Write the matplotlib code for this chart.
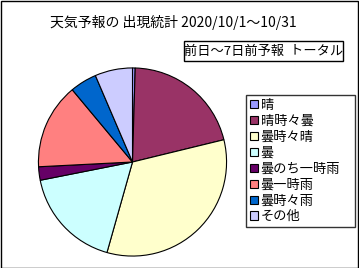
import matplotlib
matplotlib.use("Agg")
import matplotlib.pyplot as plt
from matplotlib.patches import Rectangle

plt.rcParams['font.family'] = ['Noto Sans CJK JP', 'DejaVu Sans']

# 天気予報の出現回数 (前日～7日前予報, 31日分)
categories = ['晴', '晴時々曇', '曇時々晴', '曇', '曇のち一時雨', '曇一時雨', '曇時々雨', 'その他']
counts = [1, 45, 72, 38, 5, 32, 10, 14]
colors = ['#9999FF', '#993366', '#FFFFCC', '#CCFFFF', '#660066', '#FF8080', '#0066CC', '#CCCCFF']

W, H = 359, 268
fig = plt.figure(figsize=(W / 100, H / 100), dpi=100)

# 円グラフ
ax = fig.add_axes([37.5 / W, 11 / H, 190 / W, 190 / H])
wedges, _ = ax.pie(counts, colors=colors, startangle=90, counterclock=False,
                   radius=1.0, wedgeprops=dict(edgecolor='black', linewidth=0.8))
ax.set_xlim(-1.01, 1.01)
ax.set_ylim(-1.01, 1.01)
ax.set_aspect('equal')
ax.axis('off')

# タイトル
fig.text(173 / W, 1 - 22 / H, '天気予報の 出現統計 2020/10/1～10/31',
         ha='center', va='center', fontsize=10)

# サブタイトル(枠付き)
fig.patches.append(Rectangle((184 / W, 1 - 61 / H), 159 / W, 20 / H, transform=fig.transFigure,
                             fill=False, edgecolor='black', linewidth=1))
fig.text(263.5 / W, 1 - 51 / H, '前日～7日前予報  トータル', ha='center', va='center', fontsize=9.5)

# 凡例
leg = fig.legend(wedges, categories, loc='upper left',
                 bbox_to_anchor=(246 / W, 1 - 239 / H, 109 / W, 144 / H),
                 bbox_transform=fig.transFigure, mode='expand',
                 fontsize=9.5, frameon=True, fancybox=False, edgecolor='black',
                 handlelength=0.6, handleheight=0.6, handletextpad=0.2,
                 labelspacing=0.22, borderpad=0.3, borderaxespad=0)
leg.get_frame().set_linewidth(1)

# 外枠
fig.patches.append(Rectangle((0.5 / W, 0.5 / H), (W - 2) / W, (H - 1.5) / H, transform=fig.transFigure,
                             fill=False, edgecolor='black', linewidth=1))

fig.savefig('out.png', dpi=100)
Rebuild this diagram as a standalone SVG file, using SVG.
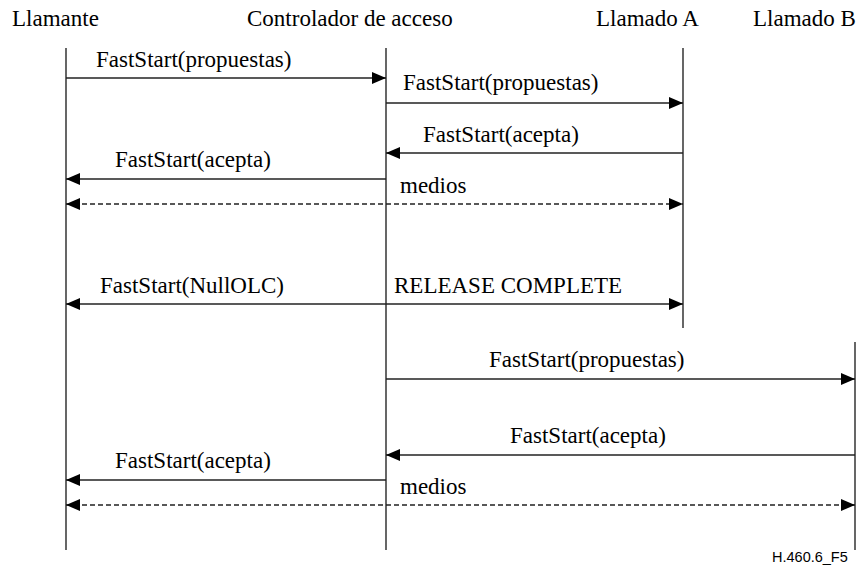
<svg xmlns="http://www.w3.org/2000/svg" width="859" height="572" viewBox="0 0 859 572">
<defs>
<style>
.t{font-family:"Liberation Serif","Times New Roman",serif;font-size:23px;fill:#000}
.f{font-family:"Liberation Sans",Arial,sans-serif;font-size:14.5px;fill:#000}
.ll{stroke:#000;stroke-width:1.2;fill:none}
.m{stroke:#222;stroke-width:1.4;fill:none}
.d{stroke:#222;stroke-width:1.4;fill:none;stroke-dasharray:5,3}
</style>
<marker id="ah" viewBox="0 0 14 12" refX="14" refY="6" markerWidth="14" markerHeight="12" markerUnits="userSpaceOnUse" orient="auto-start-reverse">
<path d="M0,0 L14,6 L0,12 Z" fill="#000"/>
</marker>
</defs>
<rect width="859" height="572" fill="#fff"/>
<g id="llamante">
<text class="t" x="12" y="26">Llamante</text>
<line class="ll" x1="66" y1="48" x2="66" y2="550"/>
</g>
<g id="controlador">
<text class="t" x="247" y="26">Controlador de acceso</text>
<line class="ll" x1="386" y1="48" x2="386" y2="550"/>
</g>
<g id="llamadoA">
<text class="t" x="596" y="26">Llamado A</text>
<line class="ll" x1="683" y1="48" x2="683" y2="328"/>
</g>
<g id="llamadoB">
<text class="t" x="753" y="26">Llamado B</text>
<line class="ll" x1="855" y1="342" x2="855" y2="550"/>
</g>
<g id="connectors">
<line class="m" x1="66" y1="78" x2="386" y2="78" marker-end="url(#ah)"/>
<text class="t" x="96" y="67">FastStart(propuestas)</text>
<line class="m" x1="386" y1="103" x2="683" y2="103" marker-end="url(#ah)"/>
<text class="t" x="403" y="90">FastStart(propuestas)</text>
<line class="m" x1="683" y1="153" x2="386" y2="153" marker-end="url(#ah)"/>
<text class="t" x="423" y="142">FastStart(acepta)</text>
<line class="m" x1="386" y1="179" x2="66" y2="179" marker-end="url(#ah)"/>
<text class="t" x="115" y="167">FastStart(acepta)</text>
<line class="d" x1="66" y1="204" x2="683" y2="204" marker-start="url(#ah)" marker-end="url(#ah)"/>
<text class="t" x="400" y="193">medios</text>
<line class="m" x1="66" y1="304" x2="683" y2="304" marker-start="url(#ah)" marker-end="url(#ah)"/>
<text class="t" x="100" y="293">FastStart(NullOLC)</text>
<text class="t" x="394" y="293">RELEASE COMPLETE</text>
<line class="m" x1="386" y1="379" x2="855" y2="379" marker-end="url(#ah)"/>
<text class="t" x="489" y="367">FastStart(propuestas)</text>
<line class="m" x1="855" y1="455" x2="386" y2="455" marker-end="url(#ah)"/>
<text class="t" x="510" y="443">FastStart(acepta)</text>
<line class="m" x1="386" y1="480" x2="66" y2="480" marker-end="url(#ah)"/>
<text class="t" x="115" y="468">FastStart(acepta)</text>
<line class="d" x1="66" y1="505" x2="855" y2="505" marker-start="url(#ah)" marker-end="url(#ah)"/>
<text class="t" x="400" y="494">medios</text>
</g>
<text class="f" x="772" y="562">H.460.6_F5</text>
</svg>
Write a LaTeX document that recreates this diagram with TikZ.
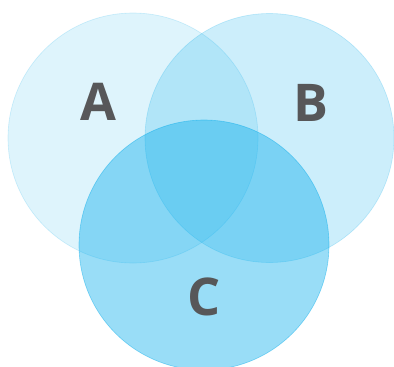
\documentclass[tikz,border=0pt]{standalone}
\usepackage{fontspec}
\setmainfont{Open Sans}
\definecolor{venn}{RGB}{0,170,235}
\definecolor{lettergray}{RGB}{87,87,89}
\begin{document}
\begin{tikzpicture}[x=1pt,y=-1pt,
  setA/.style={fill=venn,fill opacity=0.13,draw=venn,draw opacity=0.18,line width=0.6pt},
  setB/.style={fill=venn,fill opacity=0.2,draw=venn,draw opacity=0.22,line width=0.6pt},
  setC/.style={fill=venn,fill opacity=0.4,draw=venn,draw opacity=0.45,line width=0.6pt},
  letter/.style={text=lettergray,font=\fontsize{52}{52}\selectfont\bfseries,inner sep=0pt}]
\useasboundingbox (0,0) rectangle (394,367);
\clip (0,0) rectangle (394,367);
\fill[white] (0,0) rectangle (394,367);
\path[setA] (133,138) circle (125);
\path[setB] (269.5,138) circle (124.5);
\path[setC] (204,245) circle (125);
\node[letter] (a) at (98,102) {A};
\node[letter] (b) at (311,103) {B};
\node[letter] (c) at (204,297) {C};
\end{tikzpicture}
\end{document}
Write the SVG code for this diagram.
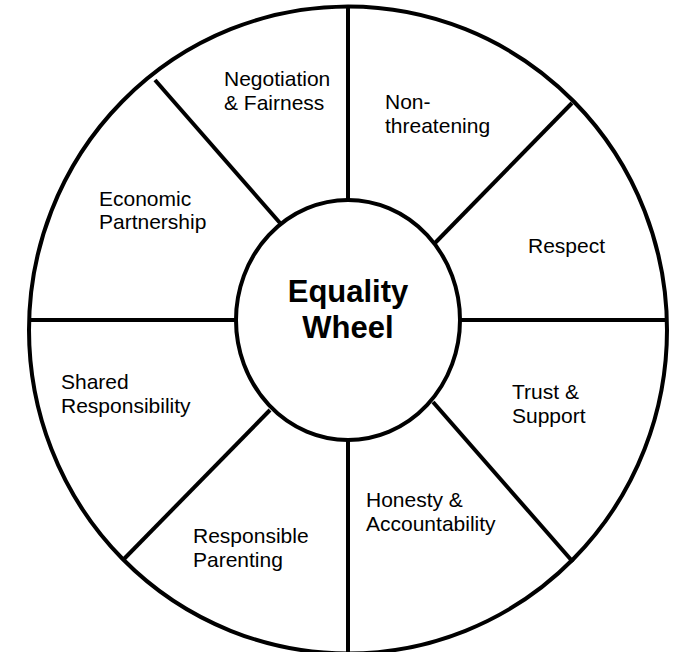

● **Work to be completed**: Keep the pictures out of the copy and write out the data exactly as it stands.

● **Output of the task**:
Write the matplotlib code for this chart.
import matplotlib
matplotlib.use("Agg")
import matplotlib.pyplot as plt
from matplotlib.patches import Rectangle

plt.rcParams['font.family'] = ['Noto Sans CJK JP', 'DejaVu Sans']

# 天気予報の出現回数 (前日～7日前予報, 31日分)
categories = ['晴', '晴時々曇', '曇時々晴', '曇', '曇のち一時雨', '曇一時雨', '曇時々雨', 'その他']
counts = [1, 45, 72, 38, 5, 32, 10, 14]
colors = ['#9999FF', '#993366', '#FFFFCC', '#CCFFFF', '#660066', '#FF8080', '#0066CC', '#CCCCFF']

W, H = 359, 268
fig = plt.figure(figsize=(W / 100, H / 100), dpi=100)

# 円グラフ
ax = fig.add_axes([37.5 / W, 11 / H, 190 / W, 190 / H])
wedges, _ = ax.pie(counts, colors=colors, startangle=90, counterclock=False,
                   radius=1.0, wedgeprops=dict(edgecolor='black', linewidth=0.8))
ax.set_xlim(-1.01, 1.01)
ax.set_ylim(-1.01, 1.01)
ax.set_aspect('equal')
ax.axis('off')

# タイトル
fig.text(173 / W, 1 - 22 / H, '天気予報の 出現統計 2020/10/1～10/31',
         ha='center', va='center', fontsize=10)

# サブタイトル(枠付き)
fig.patches.append(Rectangle((184 / W, 1 - 61 / H), 159 / W, 20 / H, transform=fig.transFigure,
                             fill=False, edgecolor='black', linewidth=1))
fig.text(263.5 / W, 1 - 51 / H, '前日～7日前予報  トータル', ha='center', va='center', fontsize=9.5)

# 凡例
leg = fig.legend(wedges, categories, loc='upper left',
                 bbox_to_anchor=(246 / W, 1 - 239 / H, 109 / W, 144 / H),
                 bbox_transform=fig.transFigure, mode='expand',
                 fontsize=9.5, frameon=True, fancybox=False, edgecolor='black',
                 handlelength=0.6, handleheight=0.6, handletextpad=0.2,
                 labelspacing=0.22, borderpad=0.3, borderaxespad=0)
leg.get_frame().set_linewidth(1)

# 外枠
fig.patches.append(Rectangle((0.5 / W, 0.5 / H), (W - 2) / W, (H - 1.5) / H, transform=fig.transFigure,
                             fill=False, edgecolor='black', linewidth=1))

fig.savefig('out.png', dpi=100)
Rebuild this diagram as a standalone SVG file, using SVG.
<svg xmlns="http://www.w3.org/2000/svg" width="859" height="572" viewBox="0 0 859 572">
<defs>
<style>
.t{font-family:"Liberation Serif","Times New Roman",serif;font-size:23px;fill:#000}
.f{font-family:"Liberation Sans",Arial,sans-serif;font-size:14.5px;fill:#000}
.ll{stroke:#000;stroke-width:1.2;fill:none}
.m{stroke:#222;stroke-width:1.4;fill:none}
.d{stroke:#222;stroke-width:1.4;fill:none;stroke-dasharray:5,3}
</style>
<marker id="ah" viewBox="0 0 14 12" refX="14" refY="6" markerWidth="14" markerHeight="12" markerUnits="userSpaceOnUse" orient="auto-start-reverse">
<path d="M0,0 L14,6 L0,12 Z" fill="#000"/>
</marker>
</defs>
<rect width="859" height="572" fill="#fff"/>
<g id="llamante">
<text class="t" x="12" y="26">Llamante</text>
<line class="ll" x1="66" y1="48" x2="66" y2="550"/>
</g>
<g id="controlador">
<text class="t" x="247" y="26">Controlador de acceso</text>
<line class="ll" x1="386" y1="48" x2="386" y2="550"/>
</g>
<g id="llamadoA">
<text class="t" x="596" y="26">Llamado A</text>
<line class="ll" x1="683" y1="48" x2="683" y2="328"/>
</g>
<g id="llamadoB">
<text class="t" x="753" y="26">Llamado B</text>
<line class="ll" x1="855" y1="342" x2="855" y2="550"/>
</g>
<g id="connectors">
<line class="m" x1="66" y1="78" x2="386" y2="78" marker-end="url(#ah)"/>
<text class="t" x="96" y="67">FastStart(propuestas)</text>
<line class="m" x1="386" y1="103" x2="683" y2="103" marker-end="url(#ah)"/>
<text class="t" x="403" y="90">FastStart(propuestas)</text>
<line class="m" x1="683" y1="153" x2="386" y2="153" marker-end="url(#ah)"/>
<text class="t" x="423" y="142">FastStart(acepta)</text>
<line class="m" x1="386" y1="179" x2="66" y2="179" marker-end="url(#ah)"/>
<text class="t" x="115" y="167">FastStart(acepta)</text>
<line class="d" x1="66" y1="204" x2="683" y2="204" marker-start="url(#ah)" marker-end="url(#ah)"/>
<text class="t" x="400" y="193">medios</text>
<line class="m" x1="66" y1="304" x2="683" y2="304" marker-start="url(#ah)" marker-end="url(#ah)"/>
<text class="t" x="100" y="293">FastStart(NullOLC)</text>
<text class="t" x="394" y="293">RELEASE COMPLETE</text>
<line class="m" x1="386" y1="379" x2="855" y2="379" marker-end="url(#ah)"/>
<text class="t" x="489" y="367">FastStart(propuestas)</text>
<line class="m" x1="855" y1="455" x2="386" y2="455" marker-end="url(#ah)"/>
<text class="t" x="510" y="443">FastStart(acepta)</text>
<line class="m" x1="386" y1="480" x2="66" y2="480" marker-end="url(#ah)"/>
<text class="t" x="115" y="468">FastStart(acepta)</text>
<line class="d" x1="66" y1="505" x2="855" y2="505" marker-start="url(#ah)" marker-end="url(#ah)"/>
<text class="t" x="400" y="494">medios</text>
</g>
<text class="f" x="772" y="562">H.460.6_F5</text>
</svg>
Write a LaTeX document that recreates this diagram with TikZ.
\documentclass[tikz,border=0pt]{standalone}
\usepackage{fontspec}
\setmainfont{Open Sans}
\definecolor{venn}{RGB}{0,170,235}
\definecolor{lettergray}{RGB}{87,87,89}
\begin{document}
\begin{tikzpicture}[x=1pt,y=-1pt,
  setA/.style={fill=venn,fill opacity=0.13,draw=venn,draw opacity=0.18,line width=0.6pt},
  setB/.style={fill=venn,fill opacity=0.2,draw=venn,draw opacity=0.22,line width=0.6pt},
  setC/.style={fill=venn,fill opacity=0.4,draw=venn,draw opacity=0.45,line width=0.6pt},
  letter/.style={text=lettergray,font=\fontsize{52}{52}\selectfont\bfseries,inner sep=0pt}]
\useasboundingbox (0,0) rectangle (394,367);
\clip (0,0) rectangle (394,367);
\fill[white] (0,0) rectangle (394,367);
\path[setA] (133,138) circle (125);
\path[setB] (269.5,138) circle (124.5);
\path[setC] (204,245) circle (125);
\node[letter] (a) at (98,102) {A};
\node[letter] (b) at (311,103) {B};
\node[letter] (c) at (204,297) {C};
\end{tikzpicture}
\end{document}
Write the SVG code for this diagram.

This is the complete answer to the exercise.